═══ Material provided
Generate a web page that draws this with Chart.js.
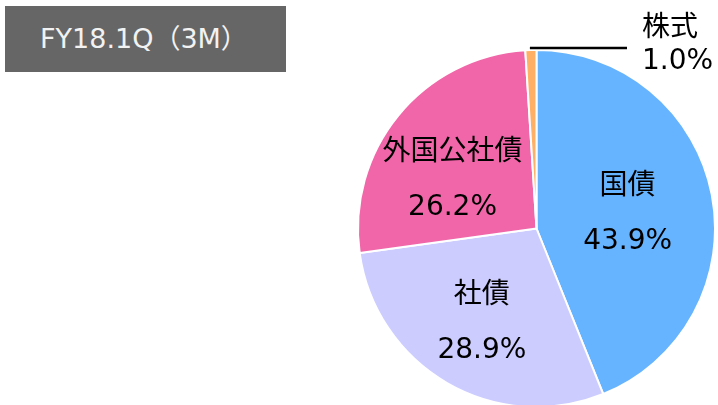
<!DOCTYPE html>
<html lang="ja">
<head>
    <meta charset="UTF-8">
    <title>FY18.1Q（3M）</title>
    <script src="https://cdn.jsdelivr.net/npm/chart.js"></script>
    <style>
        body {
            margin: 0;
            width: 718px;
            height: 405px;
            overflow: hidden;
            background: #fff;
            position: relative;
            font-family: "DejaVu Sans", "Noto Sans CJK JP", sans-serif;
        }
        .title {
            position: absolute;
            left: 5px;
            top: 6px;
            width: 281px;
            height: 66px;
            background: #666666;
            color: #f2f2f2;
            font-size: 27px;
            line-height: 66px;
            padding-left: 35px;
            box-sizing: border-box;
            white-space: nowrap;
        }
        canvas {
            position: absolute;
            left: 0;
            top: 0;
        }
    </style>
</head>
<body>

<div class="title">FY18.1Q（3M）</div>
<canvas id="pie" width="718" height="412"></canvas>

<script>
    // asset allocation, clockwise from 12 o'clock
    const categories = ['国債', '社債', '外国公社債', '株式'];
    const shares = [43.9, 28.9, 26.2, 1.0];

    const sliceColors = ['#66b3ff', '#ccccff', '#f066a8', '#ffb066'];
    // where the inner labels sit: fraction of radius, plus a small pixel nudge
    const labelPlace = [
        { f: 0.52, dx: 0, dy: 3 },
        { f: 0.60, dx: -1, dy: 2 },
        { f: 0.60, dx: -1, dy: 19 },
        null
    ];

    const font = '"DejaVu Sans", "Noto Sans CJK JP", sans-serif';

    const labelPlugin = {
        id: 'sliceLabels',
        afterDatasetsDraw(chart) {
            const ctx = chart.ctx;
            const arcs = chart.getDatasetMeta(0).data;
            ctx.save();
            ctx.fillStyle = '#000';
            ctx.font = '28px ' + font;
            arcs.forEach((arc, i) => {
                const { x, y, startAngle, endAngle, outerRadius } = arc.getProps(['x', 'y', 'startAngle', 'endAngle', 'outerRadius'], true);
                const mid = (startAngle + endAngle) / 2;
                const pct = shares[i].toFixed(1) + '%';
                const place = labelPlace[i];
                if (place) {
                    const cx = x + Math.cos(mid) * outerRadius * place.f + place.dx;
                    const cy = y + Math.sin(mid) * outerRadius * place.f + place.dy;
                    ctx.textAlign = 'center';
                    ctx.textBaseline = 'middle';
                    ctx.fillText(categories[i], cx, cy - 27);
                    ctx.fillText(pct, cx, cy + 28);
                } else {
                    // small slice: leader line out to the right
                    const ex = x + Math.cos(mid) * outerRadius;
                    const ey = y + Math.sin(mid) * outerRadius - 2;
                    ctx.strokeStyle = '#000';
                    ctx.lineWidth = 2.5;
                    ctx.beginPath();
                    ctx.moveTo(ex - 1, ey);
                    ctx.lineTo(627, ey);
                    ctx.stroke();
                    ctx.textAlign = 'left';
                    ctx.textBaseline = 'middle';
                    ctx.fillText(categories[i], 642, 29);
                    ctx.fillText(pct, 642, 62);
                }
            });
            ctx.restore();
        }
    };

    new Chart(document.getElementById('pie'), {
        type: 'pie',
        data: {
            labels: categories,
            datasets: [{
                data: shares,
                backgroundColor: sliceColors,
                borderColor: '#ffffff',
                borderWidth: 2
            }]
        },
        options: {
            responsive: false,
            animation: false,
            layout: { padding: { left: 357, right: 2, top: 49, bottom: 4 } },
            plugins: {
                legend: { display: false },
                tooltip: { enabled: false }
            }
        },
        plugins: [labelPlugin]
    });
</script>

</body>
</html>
══════
Every line above should be returned word for word, with the pictures left behind.

Generate a web page that draws this with Chart.js.
<!DOCTYPE html>
<html lang="ja">
<head>
    <meta charset="UTF-8">
    <title>FY18.1Q（3M）</title>
    <script src="https://cdn.jsdelivr.net/npm/chart.js"></script>
    <style>
        body {
            margin: 0;
            width: 718px;
            height: 405px;
            overflow: hidden;
            background: #fff;
            position: relative;
            font-family: "DejaVu Sans", "Noto Sans CJK JP", sans-serif;
        }
        .title {
            position: absolute;
            left: 5px;
            top: 6px;
            width: 281px;
            height: 66px;
            background: #666666;
            color: #f2f2f2;
            font-size: 27px;
            line-height: 66px;
            padding-left: 35px;
            box-sizing: border-box;
            white-space: nowrap;
        }
        canvas {
            position: absolute;
            left: 0;
            top: 0;
        }
    </style>
</head>
<body>

<div class="title">FY18.1Q（3M）</div>
<canvas id="pie" width="718" height="412"></canvas>

<script>
    // asset allocation, clockwise from 12 o'clock
    const categories = ['国債', '社債', '外国公社債', '株式'];
    const shares = [43.9, 28.9, 26.2, 1.0];

    const sliceColors = ['#66b3ff', '#ccccff', '#f066a8', '#ffb066'];
    // where the inner labels sit: fraction of radius, plus a small pixel nudge
    const labelPlace = [
        { f: 0.52, dx: 0, dy: 3 },
        { f: 0.60, dx: -1, dy: 2 },
        { f: 0.60, dx: -1, dy: 19 },
        null
    ];

    const font = '"DejaVu Sans", "Noto Sans CJK JP", sans-serif';

    const labelPlugin = {
        id: 'sliceLabels',
        afterDatasetsDraw(chart) {
            const ctx = chart.ctx;
            const arcs = chart.getDatasetMeta(0).data;
            ctx.save();
            ctx.fillStyle = '#000';
            ctx.font = '28px ' + font;
            arcs.forEach((arc, i) => {
                const { x, y, startAngle, endAngle, outerRadius } = arc.getProps(['x', 'y', 'startAngle', 'endAngle', 'outerRadius'], true);
                const mid = (startAngle + endAngle) / 2;
                const pct = shares[i].toFixed(1) + '%';
                const place = labelPlace[i];
                if (place) {
                    const cx = x + Math.cos(mid) * outerRadius * place.f + place.dx;
                    const cy = y + Math.sin(mid) * outerRadius * place.f + place.dy;
                    ctx.textAlign = 'center';
                    ctx.textBaseline = 'middle';
                    ctx.fillText(categories[i], cx, cy - 27);
                    ctx.fillText(pct, cx, cy + 28);
                } else {
                    // small slice: leader line out to the right
                    const ex = x + Math.cos(mid) * outerRadius;
                    const ey = y + Math.sin(mid) * outerRadius - 2;
                    ctx.strokeStyle = '#000';
                    ctx.lineWidth = 2.5;
                    ctx.beginPath();
                    ctx.moveTo(ex - 1, ey);
                    ctx.lineTo(627, ey);
                    ctx.stroke();
                    ctx.textAlign = 'left';
                    ctx.textBaseline = 'middle';
                    ctx.fillText(categories[i], 642, 29);
                    ctx.fillText(pct, 642, 62);
                }
            });
            ctx.restore();
        }
    };

    new Chart(document.getElementById('pie'), {
        type: 'pie',
        data: {
            labels: categories,
            datasets: [{
                data: shares,
                backgroundColor: sliceColors,
                borderColor: '#ffffff',
                borderWidth: 2
            }]
        },
        options: {
            responsive: false,
            animation: false,
            layout: { padding: { left: 357, right: 2, top: 49, bottom: 4 } },
            plugins: {
                legend: { display: false },
                tooltip: { enabled: false }
            }
        },
        plugins: [labelPlugin]
    });
</script>

</body>
</html>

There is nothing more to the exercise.